WHAT TO DO :: Reproduce the material in full, unchanged.

INFORMATION PROVIDED ::

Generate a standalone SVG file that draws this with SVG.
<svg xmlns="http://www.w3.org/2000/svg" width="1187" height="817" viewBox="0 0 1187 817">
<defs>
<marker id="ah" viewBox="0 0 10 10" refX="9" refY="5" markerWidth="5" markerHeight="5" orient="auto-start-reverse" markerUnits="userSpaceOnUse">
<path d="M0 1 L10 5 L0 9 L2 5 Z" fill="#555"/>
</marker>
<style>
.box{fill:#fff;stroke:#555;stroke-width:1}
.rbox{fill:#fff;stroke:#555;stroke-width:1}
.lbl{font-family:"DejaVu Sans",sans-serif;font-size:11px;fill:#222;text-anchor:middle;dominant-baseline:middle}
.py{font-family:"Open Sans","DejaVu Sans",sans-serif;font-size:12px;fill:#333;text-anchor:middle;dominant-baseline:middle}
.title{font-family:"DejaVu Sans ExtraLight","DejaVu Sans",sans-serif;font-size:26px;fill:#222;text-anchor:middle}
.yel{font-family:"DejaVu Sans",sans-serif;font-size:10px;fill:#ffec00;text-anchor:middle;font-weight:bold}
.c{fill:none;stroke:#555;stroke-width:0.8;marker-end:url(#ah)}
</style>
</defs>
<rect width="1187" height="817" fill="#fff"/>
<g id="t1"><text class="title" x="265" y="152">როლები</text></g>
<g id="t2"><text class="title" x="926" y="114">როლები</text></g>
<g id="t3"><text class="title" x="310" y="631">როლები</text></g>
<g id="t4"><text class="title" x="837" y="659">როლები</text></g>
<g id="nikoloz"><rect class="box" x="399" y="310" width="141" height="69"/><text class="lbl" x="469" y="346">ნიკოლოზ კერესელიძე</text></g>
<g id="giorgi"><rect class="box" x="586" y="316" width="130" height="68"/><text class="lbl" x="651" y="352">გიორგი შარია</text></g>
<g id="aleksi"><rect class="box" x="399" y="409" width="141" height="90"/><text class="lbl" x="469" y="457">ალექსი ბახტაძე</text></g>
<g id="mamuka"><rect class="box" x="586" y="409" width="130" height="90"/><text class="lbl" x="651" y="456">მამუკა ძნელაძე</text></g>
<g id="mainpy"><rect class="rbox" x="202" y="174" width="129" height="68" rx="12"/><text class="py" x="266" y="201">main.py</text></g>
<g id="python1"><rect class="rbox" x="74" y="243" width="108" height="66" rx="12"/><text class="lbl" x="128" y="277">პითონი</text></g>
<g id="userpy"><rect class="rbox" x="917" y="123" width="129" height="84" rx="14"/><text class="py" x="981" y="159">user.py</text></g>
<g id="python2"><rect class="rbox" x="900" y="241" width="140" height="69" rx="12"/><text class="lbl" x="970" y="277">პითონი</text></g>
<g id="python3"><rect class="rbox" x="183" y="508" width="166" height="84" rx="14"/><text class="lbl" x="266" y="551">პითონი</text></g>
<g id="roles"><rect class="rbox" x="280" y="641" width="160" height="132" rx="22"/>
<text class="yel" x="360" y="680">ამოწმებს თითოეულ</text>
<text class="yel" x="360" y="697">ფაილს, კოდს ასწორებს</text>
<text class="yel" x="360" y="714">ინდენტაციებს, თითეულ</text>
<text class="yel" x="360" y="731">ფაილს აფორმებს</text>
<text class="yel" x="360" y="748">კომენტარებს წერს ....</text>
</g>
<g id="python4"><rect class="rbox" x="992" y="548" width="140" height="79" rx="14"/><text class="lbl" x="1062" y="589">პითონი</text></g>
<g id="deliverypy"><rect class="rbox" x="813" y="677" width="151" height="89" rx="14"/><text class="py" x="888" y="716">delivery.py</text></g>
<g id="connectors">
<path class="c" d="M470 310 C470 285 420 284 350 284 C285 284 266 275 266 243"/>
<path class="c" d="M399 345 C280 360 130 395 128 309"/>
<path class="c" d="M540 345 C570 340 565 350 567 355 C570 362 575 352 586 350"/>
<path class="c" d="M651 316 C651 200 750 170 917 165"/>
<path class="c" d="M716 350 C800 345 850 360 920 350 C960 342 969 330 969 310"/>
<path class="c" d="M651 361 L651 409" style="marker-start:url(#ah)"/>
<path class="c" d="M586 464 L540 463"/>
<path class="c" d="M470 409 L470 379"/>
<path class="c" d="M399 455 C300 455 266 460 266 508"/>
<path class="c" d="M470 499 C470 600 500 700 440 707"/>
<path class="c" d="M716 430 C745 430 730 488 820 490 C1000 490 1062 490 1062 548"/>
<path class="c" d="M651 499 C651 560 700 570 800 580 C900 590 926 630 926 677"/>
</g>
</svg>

WORKED SOLUTION ::
Generate a standalone SVG file that draws this with SVG.
<svg xmlns="http://www.w3.org/2000/svg" width="1187" height="817" viewBox="0 0 1187 817">
<defs>
<marker id="ah" viewBox="0 0 10 10" refX="9" refY="5" markerWidth="5" markerHeight="5" orient="auto-start-reverse" markerUnits="userSpaceOnUse">
<path d="M0 1 L10 5 L0 9 L2 5 Z" fill="#555"/>
</marker>
<style>
.box{fill:#fff;stroke:#555;stroke-width:1}
.rbox{fill:#fff;stroke:#555;stroke-width:1}
.lbl{font-family:"DejaVu Sans",sans-serif;font-size:11px;fill:#222;text-anchor:middle;dominant-baseline:middle}
.py{font-family:"Open Sans","DejaVu Sans",sans-serif;font-size:12px;fill:#333;text-anchor:middle;dominant-baseline:middle}
.title{font-family:"DejaVu Sans ExtraLight","DejaVu Sans",sans-serif;font-size:26px;fill:#222;text-anchor:middle}
.yel{font-family:"DejaVu Sans",sans-serif;font-size:10px;fill:#ffec00;text-anchor:middle;font-weight:bold}
.c{fill:none;stroke:#555;stroke-width:0.8;marker-end:url(#ah)}
</style>
</defs>
<rect width="1187" height="817" fill="#fff"/>
<g id="t1"><text class="title" x="265" y="152">როლები</text></g>
<g id="t2"><text class="title" x="926" y="114">როლები</text></g>
<g id="t3"><text class="title" x="310" y="631">როლები</text></g>
<g id="t4"><text class="title" x="837" y="659">როლები</text></g>
<g id="nikoloz"><rect class="box" x="399" y="310" width="141" height="69"/><text class="lbl" x="469" y="346">ნიკოლოზ კერესელიძე</text></g>
<g id="giorgi"><rect class="box" x="586" y="316" width="130" height="68"/><text class="lbl" x="651" y="352">გიორგი შარია</text></g>
<g id="aleksi"><rect class="box" x="399" y="409" width="141" height="90"/><text class="lbl" x="469" y="457">ალექსი ბახტაძე</text></g>
<g id="mamuka"><rect class="box" x="586" y="409" width="130" height="90"/><text class="lbl" x="651" y="456">მამუკა ძნელაძე</text></g>
<g id="mainpy"><rect class="rbox" x="202" y="174" width="129" height="68" rx="12"/><text class="py" x="266" y="201">main.py</text></g>
<g id="python1"><rect class="rbox" x="74" y="243" width="108" height="66" rx="12"/><text class="lbl" x="128" y="277">პითონი</text></g>
<g id="userpy"><rect class="rbox" x="917" y="123" width="129" height="84" rx="14"/><text class="py" x="981" y="159">user.py</text></g>
<g id="python2"><rect class="rbox" x="900" y="241" width="140" height="69" rx="12"/><text class="lbl" x="970" y="277">პითონი</text></g>
<g id="python3"><rect class="rbox" x="183" y="508" width="166" height="84" rx="14"/><text class="lbl" x="266" y="551">პითონი</text></g>
<g id="roles"><rect class="rbox" x="280" y="641" width="160" height="132" rx="22"/>
<text class="yel" x="360" y="680">ამოწმებს თითოეულ</text>
<text class="yel" x="360" y="697">ფაილს, კოდს ასწორებს</text>
<text class="yel" x="360" y="714">ინდენტაციებს, თითეულ</text>
<text class="yel" x="360" y="731">ფაილს აფორმებს</text>
<text class="yel" x="360" y="748">კომენტარებს წერს ....</text>
</g>
<g id="python4"><rect class="rbox" x="992" y="548" width="140" height="79" rx="14"/><text class="lbl" x="1062" y="589">პითონი</text></g>
<g id="deliverypy"><rect class="rbox" x="813" y="677" width="151" height="89" rx="14"/><text class="py" x="888" y="716">delivery.py</text></g>
<g id="connectors">
<path class="c" d="M470 310 C470 285 420 284 350 284 C285 284 266 275 266 243"/>
<path class="c" d="M399 345 C280 360 130 395 128 309"/>
<path class="c" d="M540 345 C570 340 565 350 567 355 C570 362 575 352 586 350"/>
<path class="c" d="M651 316 C651 200 750 170 917 165"/>
<path class="c" d="M716 350 C800 345 850 360 920 350 C960 342 969 330 969 310"/>
<path class="c" d="M651 361 L651 409" style="marker-start:url(#ah)"/>
<path class="c" d="M586 464 L540 463"/>
<path class="c" d="M470 409 L470 379"/>
<path class="c" d="M399 455 C300 455 266 460 266 508"/>
<path class="c" d="M470 499 C470 600 500 700 440 707"/>
<path class="c" d="M716 430 C745 430 730 488 820 490 C1000 490 1062 490 1062 548"/>
<path class="c" d="M651 499 C651 560 700 570 800 580 C900 590 926 630 926 677"/>
</g>
</svg>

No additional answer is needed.